教室の窓から~木造校舎の利用法
鹿角で訪れた森林セラピー基地を運営しているのは、NPO法人かづのふるさと学舎で、その拠点とするのが、旧中滝小学校(だったっけ?うろ覚え)。
その中にある「森のカフェこもれび」の窓から見た風景である。
ようは古い教室を利用しているのだが、よく見ると外はサッシながら内に木製の窓枠を残している。こうして教室の窓から雪景色を眺めるのは、なかなか心地よい。
私も、こうして教室の窓からの景色を見て、いろいろ空想の翼を広げていた時代があったことを思い出す。(~教室の窓から見る秋は、いつも不思議に光っていた、というメロディ♪が浮かんでくる(~_~;)。
私は、小学2年生まで2階建ての木造校舎で過ごし、その後は鉄筋コンクリートの校舎に移った。そして木装は取り壊されて、3階建て鉄筋校舎に建て替えられた。生徒数激増のためである。まあ、私くらいの学年が、木造校舎を経験した最後に近いだろう。
すでに世間では木造校舎を体験した年代の方が少なくなっているのではないかと思うが、それでも若い世代までが木造校舎に郷愁を感じるようである。
都会の学校は建て替えが進むため木造校舎もほとんど残っていないが、地方では学校そのものが廃校になるケースが多く、校舎も残りやすい。その中には木造もそこそこある。(もっとも、廃校直前に、無理やり「立派な校舎」に建て替えるケースもある。ごり押しでコンクリート建築にしたものの、数年後に生徒がいなくなり廃校……という道を歩むのである。)
それらの校舎の転用が課題になっている。公民館なり自然学校なり福祉施設なり、地元の用途に使うほか、個人に貸し出し、たとえば木工作家が校舎を工房にしていることもある。それもまたよかろう。
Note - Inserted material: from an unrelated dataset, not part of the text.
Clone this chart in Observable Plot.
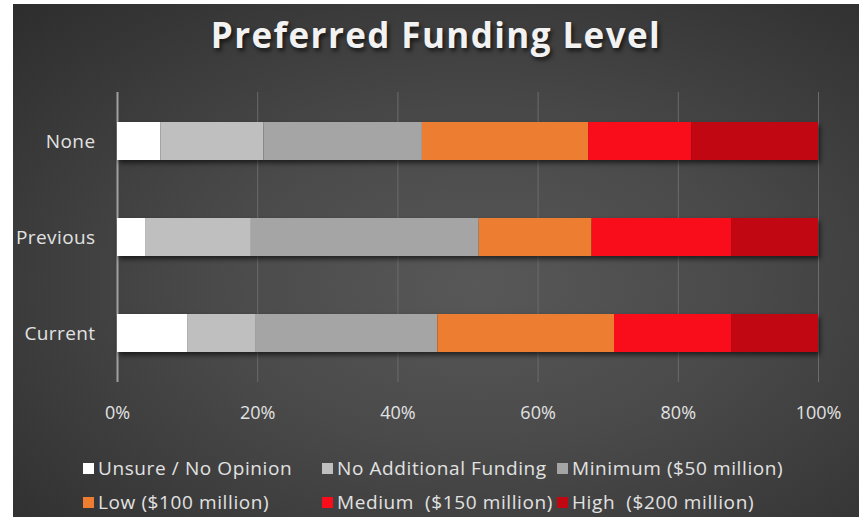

だが、せっかくなら昔の教室そのままの雰囲気を漂わせた一室をあえて残すのはどうだろう。
訪れた人は、その教室に入り、席について小学生時代を思い出すのである。なんなら校長室を再現して、「一度校長のイスに座りませんか」と呼びかける。
いやいや、やっぱり必要なのは保健室。ベッドがあって、消毒液の匂いも漂わせる。担当者は若い保健の女センセイだね。ここで休憩してもらうと癒される? 悩みや愚痴も聞いてもらう。危険な香りも……(~_~;)。
認知症患者向けUh、「思い出療法」があるらしい。昔の写真などを見てもらい、若いころ、幼いころの記憶を呼び覚ますと治療効果が出るそうである。
セラピーというと、すぐにストレス過多な人や鬱症状向けをイメージするが、高齢者福祉も含めてもよい。あるいは、一見元気な大人向けに人生振り返る「思い出」の断片を振りかけるのも悪くない。
森林セラピーのネタは森林にあらず、だ。
こちらは、鹿角花輪市街に残された旧花輪小学校。
公会堂にもなったそうだが、今は民俗資料館などになっている。